Trump’s family, notably his son Donald Trump Jr., may also share responsibility for riling up the crowd with incendiary rhetoric, Mulvaney said.

Longtime critics of the president have rolled their eyes at the resignations, days before Trump leaves office, noting that officials like Mulvaney stood by Trump after previous episodes that drew broad condemnation. And Mulvaney published an op-ed in the Wall Street Journal on Nov. 7 with the headline, “If He Loses, Trump Will Concede Gracefully.” Trump has refused to concede defeat by President-elect Joe Biden.

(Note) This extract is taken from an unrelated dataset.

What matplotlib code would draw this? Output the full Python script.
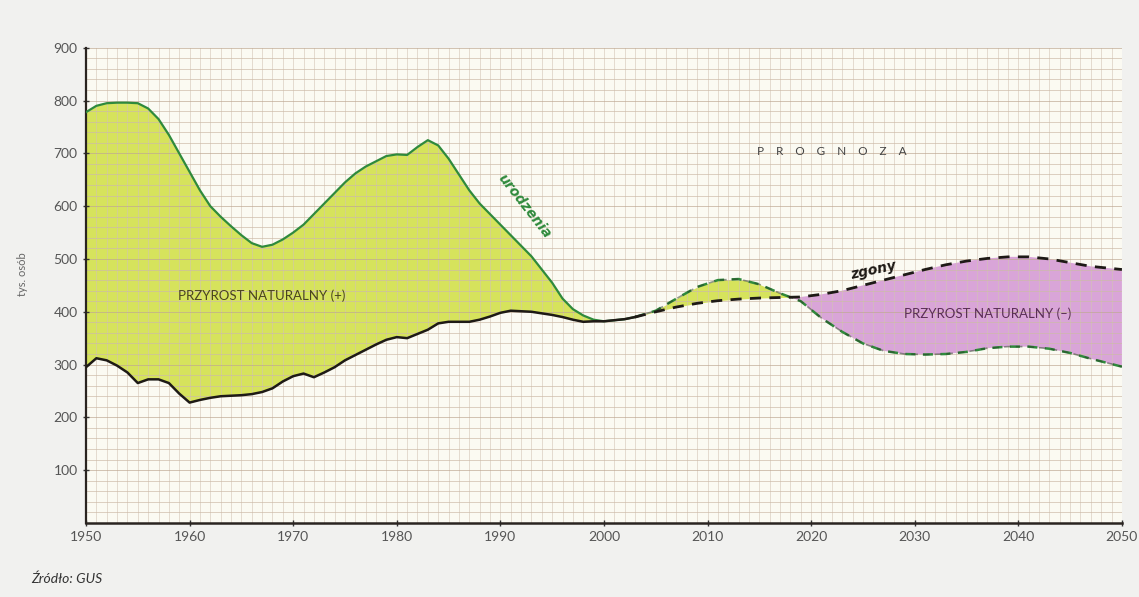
import numpy as np
import matplotlib.pyplot as plt

# historical data (thousands), GUS
hist_years = list(range(1950, 2004))
hist_births = [778, 790, 795, 796, 796, 795, 785, 765, 735, 700,
               665, 630, 600, 580, 562, 545, 530, 523, 527, 537,
               550, 565, 585, 605, 625, 645, 662, 675, 685, 695,
               698, 697, 712, 725, 715, 690, 660, 630, 605, 585,
               565, 545, 525, 505, 480, 455, 425, 405, 393, 385,
               382, 384, 386, 390]
hist_deaths = [295, 312, 308, 298, 285, 265, 272, 272, 265, 245,
               228, 233, 237, 240, 241, 242, 244, 248, 255, 268,
               278, 283, 276, 285, 295, 308, 318, 328, 338, 347,
               352, 350, 358, 366, 378, 381, 381, 381, 385, 391,
               398, 402, 401, 400, 397, 394, 390, 385, 381, 382,
               382, 384, 386, 390]

# forecast
fc_years = [2003, 2005, 2007, 2009, 2011, 2013, 2015, 2017, 2019, 2021,
            2023, 2025, 2027, 2029, 2031, 2033, 2035, 2037, 2039, 2041,
            2043, 2045, 2047, 2050]
fc_births = [390, 402, 425, 447, 460, 462, 452, 435, 420, 388,
             362, 340, 326, 320, 319, 320, 324, 331, 334, 334,
             330, 322, 311, 296]
fc_deaths = [390, 400, 409, 416, 421, 424, 426, 427, 428, 433,
             440, 450, 460, 470, 480, 489, 496, 501, 504, 504,
             500, 493, 486, 480]

x_ticks = list(range(1950, 2051, 10))
y_ticks = list(range(100, 901, 100))

GREEN_FILL = '#d6e35c'
PURPLE_FILL = '#d9a5d8'
GREEN_LINE = '#2f8a3c'

fig = plt.figure(figsize=(11.39, 5.97), dpi=100, facecolor='#f1f1ef')
ax = fig.add_axes([0.0755, 0.124, 0.9095, 0.796])
ax.set_facecolor('#fbfaf2')

hb = np.array(hist_births)
hd = np.array(hist_deaths)
fb = np.array(fc_births)
fd = np.array(fc_deaths)

ax.fill_between(hist_years, hd, hb, where=hb >= hd, color=GREEN_FILL, lw=0, zorder=1)
ax.fill_between(fc_years, fd, fb, where=fb >= fd, interpolate=True,
                color=GREEN_FILL, lw=0, zorder=1)
ax.fill_between(fc_years, fd, fb, where=fb <= fd, interpolate=True,
                color=PURPLE_FILL, lw=0, zorder=1)

# graph paper grid
for yr in range(1951, 2050):
    ax.axvline(yr, color='#d2c4b4', lw=0.5, zorder=1.5, alpha=0.8)
for v in range(20, 901, 20):
    ax.axhline(v, color='#bfa893' if v % 100 == 0 else '#cdbba8', lw=0.6, zorder=1.5, alpha=0.8)

ax.plot(hist_years, hb, color=GREEN_LINE, lw=1.6, zorder=3)
ax.plot(hist_years, hd, color='#1e1a16', lw=1.8, zorder=4)
ax.plot(fc_years, fb, color=GREEN_LINE, lw=1.8, ls=(0, (4, 3)), zorder=3)
ax.plot(fc_years, fb, color='#2a3a26', lw=1.2, ls=(0, (4, 3)), alpha=0.5, zorder=3)
ax.plot(fc_years, fd, color='#1e1a16', lw=2.0, ls=(0, (4, 3)), zorder=4)

ax.set_xlim(1950, 2050)
ax.set_ylim(0, 900)
ax.set_xticks(x_ticks)
ax.set_yticks(y_ticks)
ax.tick_params(axis='both', colors='#333333', labelcolor='#555555', labelsize=10,
               direction='inout', length=5, width=1)
for lab in ax.get_xticklabels() + ax.get_yticklabels():
    lab.set_fontfamily('Lato')
for side in ['top', 'right']:
    ax.spines[side].set_visible(False)
ax.spines['left'].set_linewidth(1.6)
ax.spines['bottom'].set_linewidth(1.8)
ax.spines['left'].set_color('#2a2420')
ax.spines['bottom'].set_color('#2a2420')

fig.text(0.02, 0.54, 'tys. osób', rotation=90, fontsize=8, color='#666666',
         family='Lato', ha='center', va='center')

ax.text(1967, 430, 'PRZYROST NATURALNY (+)', fontsize=9.5, color='#4a4420',
        family='Lato', ha='center', va='center', zorder=5)
ax.text(2037, 397, 'PRZYROST NATURALNY (–)', fontsize=9.5, color='#5a2e55',
        family='Lato', ha='center', va='center', zorder=5)
ax.text(1992.3, 600, 'urodzenia', fontsize=10, color=GREEN_LINE, fontweight='bold',
        style='italic', family='DejaVu Sans', rotation=-52, ha='center', va='center', zorder=5)
ax.text(2026, 478, 'zgony', fontsize=10, color='#1e1a16', fontweight='bold',
        style='italic', family='DejaVu Sans', rotation=12, ha='center', va='center', zorder=5)
ax.text(2014.8, 704, 'P    R    O    G    N    O    Z    A', fontsize=8.5, color='#444444',
        family='Lato', ha='left', va='center', zorder=5)

fig.text(0.027, 0.02, 'Źródło: GUS', fontsize=10, color='#333333', style='italic',
         family='Lato', ha='left', va='bottom')

fig.savefig('out.png', dpi=100, facecolor=fig.get_facecolor())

But Mulvaney said the U.S. Capitol incident has finally weakened the president’s grip on the Republican Party. After rioters were removed from the Capitol and Congress returned, several Senate Republicans abandoned planned challenges to the Electoral College vote count.

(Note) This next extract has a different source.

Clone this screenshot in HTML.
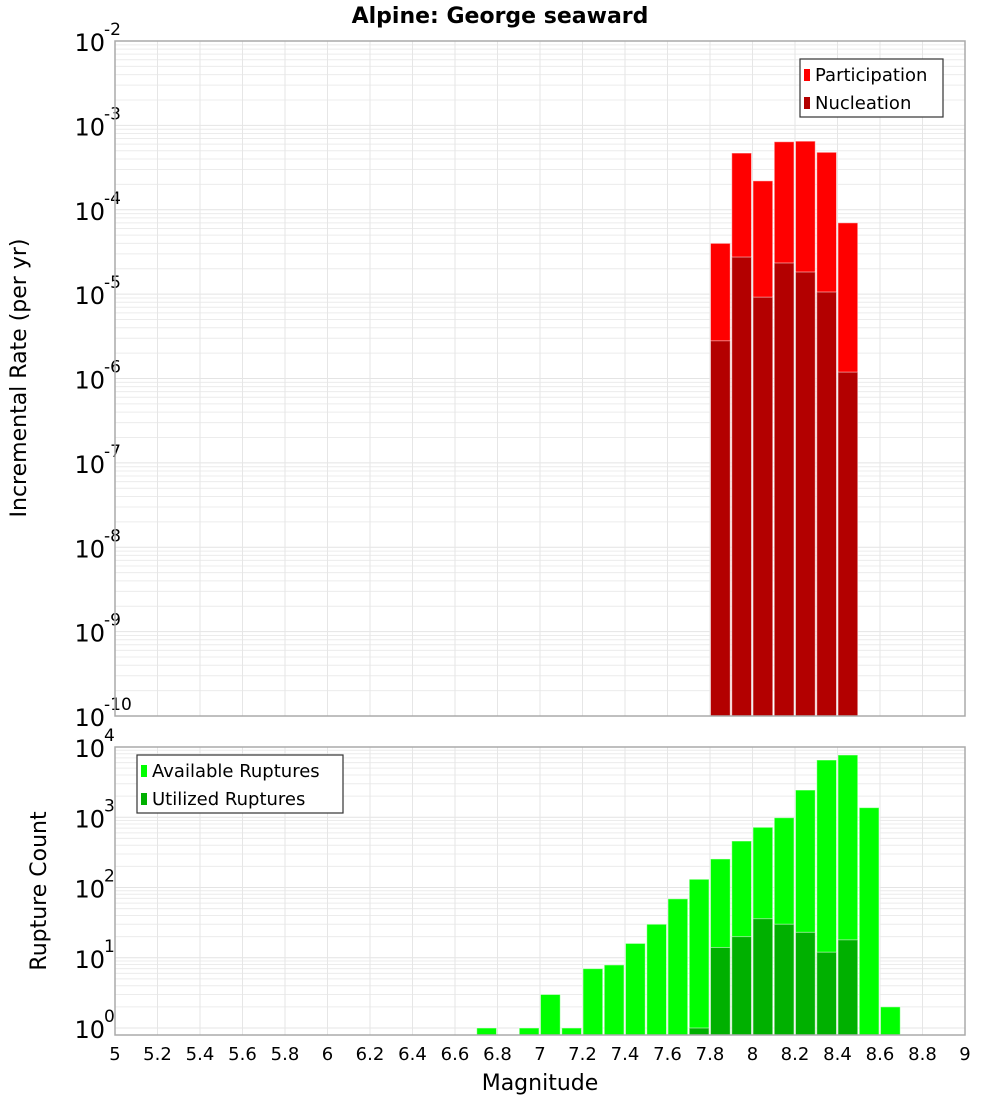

“While it may have been the party of Donald Trump yesterday at 12:30, I think a lot of folks looked that party over at 1 o’clock and said thanks but no thanks,” Mulvaney said. “And I think it’s probably the end of the Trump party as of yesterday.”

He said he believes Trump changed since Mulvaney was his chief of staff and especially since losing re-election. Mulvaney left the White House in March.

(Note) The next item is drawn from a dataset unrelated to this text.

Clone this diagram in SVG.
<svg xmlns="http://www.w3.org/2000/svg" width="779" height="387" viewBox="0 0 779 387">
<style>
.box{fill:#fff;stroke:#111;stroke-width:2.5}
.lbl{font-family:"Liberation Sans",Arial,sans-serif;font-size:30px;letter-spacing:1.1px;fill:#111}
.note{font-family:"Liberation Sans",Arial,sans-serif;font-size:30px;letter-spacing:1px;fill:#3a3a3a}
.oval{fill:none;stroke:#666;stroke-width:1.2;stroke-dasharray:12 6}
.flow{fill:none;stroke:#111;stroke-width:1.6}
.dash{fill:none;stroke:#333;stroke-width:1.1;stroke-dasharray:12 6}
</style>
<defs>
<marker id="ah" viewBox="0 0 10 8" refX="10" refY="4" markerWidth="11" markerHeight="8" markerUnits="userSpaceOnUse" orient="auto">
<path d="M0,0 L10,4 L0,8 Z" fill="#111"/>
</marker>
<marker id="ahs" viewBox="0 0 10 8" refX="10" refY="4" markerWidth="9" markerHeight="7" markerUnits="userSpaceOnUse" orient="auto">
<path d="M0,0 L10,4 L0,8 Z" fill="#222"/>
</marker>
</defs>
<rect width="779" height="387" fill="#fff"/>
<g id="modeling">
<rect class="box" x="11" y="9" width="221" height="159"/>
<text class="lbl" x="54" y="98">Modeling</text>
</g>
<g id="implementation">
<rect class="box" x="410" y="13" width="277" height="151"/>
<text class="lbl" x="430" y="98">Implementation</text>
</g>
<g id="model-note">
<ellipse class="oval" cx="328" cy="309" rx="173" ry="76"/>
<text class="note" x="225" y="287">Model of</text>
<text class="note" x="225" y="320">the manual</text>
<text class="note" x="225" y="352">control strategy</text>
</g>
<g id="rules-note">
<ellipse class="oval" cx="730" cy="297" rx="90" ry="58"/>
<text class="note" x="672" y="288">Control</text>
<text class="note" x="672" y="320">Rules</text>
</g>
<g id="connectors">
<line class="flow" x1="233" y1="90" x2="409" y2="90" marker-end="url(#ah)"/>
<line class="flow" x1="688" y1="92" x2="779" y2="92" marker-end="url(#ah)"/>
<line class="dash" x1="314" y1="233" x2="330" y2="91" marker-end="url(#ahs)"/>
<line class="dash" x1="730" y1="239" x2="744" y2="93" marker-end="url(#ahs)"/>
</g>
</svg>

He said the president seems now to rely on counsel who encourage his worst and most extreme instincts, citing White House trade adviser Peter Navarro, Trump’s attorney Rudy Giuliani, and two Republican attorneys who have propagated false conspiracy theories about the election, Lin Wood and Sidney Powell.

“The president that I worked for would not have done this. It’s not the same,” he said.

The assault on the Capitol “brings a pall over the whole four years,” which he said otherwise relied on policies he hopes Republicans advance. “We just have to find someone else to lead us in government to implement those policies,” he said.

Staff who would otherwise have been proud of the administration’s record on job creation and tax cuts now must measure those accomplishments against an insurrection.

“There’s just a lot of us scratching our heads as to whether or not it was worth it. I think that it was, I think we helped a lot of people in the country,” Mulvaney said.

“I think the legacy of what we leave behind is certainly tainted -- that Donald Trump will not be known as the president who did all those things,” he said. “He’ll be known as the president, again, who was tied to an insurrection. And fairly rightly so. How would you write the textbooks any different?”